The cross of Jesus Christ portrays the perfect convergence of truth and love. Jesus shows us that we must go beyond simply being tolerant
Jesus shows us that we must go beyond simply being tolerant, by sacrificing our comfort, our safety and even our lives for the sake of those convictions. Thus, even as we take an uncompromising stand on the truth of God, we must also embody the beauty and grace of Christ before those with whom we disagree.
For instance, if we have a lesbian friend, we must not unwisely condemn or judge her in the name of truth even as we clearly communicate our stance on the matter. Rather, we can try to be more loving and kind to her, gently telling her about God’s word when such opportunities arise.
One thing believers must be mindful of in the pursuit of truth is to distinguish between legalistic traditions and the pure Word of God. Our so-called ‘convictions’ must not merely be sanctimonious laws. It would be counterproductive and futile to place an unnecessary emphasis on legalism when the gospel of Christ seeks to redeem people from the curse of the law.
Some beliefs we hold might be down to culture and upbringing. It is usually best to share Christ with people instead, since His light is the only thing that can illumine hearts to the realisation of truths.

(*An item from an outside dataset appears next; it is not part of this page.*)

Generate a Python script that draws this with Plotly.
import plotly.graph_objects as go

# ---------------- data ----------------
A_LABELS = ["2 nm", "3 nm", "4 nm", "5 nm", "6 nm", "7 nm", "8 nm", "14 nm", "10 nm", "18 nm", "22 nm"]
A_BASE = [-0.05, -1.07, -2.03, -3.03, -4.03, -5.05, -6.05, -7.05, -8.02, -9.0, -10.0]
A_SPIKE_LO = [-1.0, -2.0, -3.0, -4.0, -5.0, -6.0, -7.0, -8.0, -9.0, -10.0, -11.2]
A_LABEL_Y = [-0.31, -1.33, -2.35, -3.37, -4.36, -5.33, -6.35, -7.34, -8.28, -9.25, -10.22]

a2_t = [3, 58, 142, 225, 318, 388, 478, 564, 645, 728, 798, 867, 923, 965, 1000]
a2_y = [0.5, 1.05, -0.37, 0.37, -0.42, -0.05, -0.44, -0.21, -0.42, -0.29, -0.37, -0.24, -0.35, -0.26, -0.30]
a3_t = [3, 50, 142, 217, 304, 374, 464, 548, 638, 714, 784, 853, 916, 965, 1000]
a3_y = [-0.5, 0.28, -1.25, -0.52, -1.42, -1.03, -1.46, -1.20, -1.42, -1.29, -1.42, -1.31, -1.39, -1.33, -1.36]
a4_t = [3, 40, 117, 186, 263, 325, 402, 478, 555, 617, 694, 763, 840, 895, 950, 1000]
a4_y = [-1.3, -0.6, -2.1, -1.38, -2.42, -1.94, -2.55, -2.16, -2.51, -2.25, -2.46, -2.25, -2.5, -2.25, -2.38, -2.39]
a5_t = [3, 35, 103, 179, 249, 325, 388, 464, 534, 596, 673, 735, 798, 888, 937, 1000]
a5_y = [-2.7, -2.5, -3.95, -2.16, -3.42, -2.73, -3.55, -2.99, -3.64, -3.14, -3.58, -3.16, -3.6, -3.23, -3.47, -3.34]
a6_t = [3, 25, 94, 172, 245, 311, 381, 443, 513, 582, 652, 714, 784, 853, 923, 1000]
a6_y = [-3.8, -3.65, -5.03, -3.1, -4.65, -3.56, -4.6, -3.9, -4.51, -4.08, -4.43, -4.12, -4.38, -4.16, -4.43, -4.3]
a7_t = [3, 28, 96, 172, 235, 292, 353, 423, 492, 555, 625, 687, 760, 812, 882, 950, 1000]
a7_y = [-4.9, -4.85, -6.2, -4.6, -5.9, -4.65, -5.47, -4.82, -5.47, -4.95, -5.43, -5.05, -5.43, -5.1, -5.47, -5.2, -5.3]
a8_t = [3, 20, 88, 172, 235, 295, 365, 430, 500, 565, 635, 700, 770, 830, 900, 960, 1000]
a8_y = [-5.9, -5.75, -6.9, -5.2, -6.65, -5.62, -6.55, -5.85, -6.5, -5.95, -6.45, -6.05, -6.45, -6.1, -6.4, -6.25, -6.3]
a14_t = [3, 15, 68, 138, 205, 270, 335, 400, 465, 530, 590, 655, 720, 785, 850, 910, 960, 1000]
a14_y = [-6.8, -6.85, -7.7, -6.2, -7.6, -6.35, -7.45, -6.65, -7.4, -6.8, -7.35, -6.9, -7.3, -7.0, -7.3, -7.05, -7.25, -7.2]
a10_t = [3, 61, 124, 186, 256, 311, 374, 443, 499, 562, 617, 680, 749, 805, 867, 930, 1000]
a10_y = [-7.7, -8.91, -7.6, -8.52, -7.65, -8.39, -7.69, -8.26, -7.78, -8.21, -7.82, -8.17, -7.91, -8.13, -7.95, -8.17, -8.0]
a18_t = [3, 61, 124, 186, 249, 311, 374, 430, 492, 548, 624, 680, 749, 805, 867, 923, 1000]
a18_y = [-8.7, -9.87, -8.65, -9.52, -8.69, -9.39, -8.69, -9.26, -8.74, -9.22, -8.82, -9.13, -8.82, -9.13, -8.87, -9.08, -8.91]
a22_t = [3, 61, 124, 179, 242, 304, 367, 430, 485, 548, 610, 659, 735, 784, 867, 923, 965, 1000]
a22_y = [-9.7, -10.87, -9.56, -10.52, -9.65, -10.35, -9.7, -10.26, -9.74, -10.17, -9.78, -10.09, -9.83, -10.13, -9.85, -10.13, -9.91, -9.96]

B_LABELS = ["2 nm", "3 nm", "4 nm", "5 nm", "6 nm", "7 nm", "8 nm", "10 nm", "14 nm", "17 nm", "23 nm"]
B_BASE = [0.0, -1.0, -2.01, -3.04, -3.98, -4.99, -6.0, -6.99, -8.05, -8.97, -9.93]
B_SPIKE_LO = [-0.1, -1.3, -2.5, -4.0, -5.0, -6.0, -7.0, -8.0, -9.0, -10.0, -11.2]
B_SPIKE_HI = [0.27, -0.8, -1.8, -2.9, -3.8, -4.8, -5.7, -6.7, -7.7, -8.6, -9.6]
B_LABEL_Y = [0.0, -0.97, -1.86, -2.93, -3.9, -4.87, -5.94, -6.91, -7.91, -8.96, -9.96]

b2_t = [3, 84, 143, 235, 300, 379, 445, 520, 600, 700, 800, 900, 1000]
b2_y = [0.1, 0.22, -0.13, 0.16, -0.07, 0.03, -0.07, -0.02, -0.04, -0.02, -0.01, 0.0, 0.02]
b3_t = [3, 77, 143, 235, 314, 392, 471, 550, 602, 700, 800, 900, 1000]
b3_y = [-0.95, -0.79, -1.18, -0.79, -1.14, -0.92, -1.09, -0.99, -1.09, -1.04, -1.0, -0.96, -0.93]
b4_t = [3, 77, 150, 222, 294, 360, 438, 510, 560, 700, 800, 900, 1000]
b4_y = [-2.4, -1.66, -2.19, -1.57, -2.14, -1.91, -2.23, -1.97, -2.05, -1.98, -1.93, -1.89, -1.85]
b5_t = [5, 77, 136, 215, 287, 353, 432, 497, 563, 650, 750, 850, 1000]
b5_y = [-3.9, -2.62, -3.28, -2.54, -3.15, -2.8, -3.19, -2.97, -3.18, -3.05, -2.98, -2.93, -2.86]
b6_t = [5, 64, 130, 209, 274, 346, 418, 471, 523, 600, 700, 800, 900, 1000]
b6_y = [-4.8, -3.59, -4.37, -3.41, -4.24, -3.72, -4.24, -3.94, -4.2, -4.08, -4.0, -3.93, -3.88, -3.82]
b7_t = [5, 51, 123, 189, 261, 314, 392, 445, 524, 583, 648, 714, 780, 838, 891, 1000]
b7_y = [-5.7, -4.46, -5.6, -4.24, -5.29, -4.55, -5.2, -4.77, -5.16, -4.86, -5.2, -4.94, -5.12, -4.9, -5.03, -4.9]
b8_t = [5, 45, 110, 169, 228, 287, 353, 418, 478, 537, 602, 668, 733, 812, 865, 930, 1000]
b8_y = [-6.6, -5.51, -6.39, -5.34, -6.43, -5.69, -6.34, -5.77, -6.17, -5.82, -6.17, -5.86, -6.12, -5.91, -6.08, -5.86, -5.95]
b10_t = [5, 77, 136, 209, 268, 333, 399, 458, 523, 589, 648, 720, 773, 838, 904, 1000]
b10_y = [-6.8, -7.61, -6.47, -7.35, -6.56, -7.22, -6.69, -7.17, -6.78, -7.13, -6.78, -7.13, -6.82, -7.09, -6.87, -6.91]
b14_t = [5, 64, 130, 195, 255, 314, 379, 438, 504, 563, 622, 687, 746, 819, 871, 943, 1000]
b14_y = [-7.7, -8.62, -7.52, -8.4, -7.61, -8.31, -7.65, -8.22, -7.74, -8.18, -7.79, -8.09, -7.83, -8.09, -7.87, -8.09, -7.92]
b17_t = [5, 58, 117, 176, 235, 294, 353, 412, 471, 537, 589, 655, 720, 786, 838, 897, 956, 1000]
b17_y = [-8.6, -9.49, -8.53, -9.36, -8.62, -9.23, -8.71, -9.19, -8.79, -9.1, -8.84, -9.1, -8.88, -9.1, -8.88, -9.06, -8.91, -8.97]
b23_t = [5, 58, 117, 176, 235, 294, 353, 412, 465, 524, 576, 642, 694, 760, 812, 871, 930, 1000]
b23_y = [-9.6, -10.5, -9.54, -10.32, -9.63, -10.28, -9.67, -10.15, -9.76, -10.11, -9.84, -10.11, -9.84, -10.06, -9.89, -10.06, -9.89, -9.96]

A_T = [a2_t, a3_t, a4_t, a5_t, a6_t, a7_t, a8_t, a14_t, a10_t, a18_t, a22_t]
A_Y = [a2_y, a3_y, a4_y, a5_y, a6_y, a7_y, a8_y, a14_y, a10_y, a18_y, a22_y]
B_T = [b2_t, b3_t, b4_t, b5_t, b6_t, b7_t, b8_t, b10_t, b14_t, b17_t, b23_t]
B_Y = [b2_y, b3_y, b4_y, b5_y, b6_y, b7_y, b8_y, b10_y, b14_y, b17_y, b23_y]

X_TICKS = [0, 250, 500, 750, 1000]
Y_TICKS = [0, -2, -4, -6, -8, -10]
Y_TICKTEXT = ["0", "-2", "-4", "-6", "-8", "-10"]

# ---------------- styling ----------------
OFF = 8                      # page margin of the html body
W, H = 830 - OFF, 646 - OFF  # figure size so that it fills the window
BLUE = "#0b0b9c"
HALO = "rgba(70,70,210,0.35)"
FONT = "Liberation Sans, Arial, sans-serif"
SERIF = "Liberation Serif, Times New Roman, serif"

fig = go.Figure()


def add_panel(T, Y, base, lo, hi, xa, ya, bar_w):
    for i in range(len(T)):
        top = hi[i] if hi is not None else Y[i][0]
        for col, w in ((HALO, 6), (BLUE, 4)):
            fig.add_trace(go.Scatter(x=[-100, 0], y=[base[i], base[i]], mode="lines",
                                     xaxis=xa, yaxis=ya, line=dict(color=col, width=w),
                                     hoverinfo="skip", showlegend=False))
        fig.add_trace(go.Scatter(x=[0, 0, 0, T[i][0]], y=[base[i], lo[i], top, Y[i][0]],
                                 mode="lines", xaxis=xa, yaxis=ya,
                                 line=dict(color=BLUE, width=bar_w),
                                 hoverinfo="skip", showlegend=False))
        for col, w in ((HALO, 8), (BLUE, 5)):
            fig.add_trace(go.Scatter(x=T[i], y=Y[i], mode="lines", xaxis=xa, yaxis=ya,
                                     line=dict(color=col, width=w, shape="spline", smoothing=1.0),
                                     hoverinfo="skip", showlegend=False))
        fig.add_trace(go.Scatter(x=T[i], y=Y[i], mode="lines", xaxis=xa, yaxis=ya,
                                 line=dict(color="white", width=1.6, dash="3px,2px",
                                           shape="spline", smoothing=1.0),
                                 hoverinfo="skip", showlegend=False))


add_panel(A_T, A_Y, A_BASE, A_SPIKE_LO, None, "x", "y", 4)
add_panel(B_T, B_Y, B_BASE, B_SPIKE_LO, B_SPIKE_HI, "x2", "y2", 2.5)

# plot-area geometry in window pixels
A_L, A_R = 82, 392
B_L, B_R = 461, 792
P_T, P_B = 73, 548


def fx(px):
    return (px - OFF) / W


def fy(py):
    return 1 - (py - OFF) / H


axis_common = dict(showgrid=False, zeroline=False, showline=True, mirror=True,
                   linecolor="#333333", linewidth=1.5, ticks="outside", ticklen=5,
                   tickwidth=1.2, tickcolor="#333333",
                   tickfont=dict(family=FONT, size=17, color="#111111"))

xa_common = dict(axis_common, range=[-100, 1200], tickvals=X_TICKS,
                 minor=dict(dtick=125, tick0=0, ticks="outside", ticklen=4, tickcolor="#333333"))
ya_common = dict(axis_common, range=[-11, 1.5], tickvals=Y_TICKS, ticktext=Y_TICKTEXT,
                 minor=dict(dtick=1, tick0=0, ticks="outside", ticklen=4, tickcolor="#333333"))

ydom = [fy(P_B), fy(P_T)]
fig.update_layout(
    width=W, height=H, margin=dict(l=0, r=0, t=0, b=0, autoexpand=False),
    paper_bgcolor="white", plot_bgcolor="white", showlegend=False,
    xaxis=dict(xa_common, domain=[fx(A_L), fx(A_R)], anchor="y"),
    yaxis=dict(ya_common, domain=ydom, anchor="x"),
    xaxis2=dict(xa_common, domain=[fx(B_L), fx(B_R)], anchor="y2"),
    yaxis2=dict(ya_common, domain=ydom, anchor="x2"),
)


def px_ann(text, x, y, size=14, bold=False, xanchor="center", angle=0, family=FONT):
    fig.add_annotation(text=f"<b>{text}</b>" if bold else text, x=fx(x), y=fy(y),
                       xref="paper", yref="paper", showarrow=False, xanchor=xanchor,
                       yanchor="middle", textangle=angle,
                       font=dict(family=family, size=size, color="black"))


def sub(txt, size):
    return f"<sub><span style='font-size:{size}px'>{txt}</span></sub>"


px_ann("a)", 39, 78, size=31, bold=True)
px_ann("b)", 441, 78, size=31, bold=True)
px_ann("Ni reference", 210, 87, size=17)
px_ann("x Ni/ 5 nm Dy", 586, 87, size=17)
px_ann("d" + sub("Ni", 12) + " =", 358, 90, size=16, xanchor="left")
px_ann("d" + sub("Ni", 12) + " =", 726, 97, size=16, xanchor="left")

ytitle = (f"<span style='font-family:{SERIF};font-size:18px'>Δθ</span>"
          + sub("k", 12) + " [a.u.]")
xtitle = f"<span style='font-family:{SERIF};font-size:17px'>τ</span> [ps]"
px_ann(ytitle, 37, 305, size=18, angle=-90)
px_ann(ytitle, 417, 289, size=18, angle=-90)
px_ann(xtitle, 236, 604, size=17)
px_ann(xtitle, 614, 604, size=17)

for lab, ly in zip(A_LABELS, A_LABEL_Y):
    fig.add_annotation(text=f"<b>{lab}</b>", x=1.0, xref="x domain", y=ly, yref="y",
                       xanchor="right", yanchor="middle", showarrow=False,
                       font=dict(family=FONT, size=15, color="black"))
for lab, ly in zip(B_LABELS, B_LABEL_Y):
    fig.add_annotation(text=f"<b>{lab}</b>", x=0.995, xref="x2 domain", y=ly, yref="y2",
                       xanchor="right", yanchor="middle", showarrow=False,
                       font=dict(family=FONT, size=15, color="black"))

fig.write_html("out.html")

Luke 11:42 says, “Woe to you Pharisees, because you give God a tenth of your mint, rue and all other kinds of garden herbs, but you neglect justice and the love of God. You should have practised the latter without leaving the former undone.”
Finally, we are ambassadors of divine truth in this world, “children of God without fault in a warped and crooked generation, shining among them like stars in the sky as we hold firmly to the word of life” as the Bible says. The precious words of life and hope revealed to us through Christ, have been entrusted into our hands and we have a great responsibility to lift this truth high above the lies and deceptions of this world.
John Calvin said, “A dog barks when His master is attacked. I would be a coward if I saw that God’s truth is attacked and yet would remain silent!” May God give us grace, strength and wisdom from above to prove worthy of our calling as custodians of His truth and become channels of it to those around us, so that many captive souls may be set free by the gospel of Jesus Christ.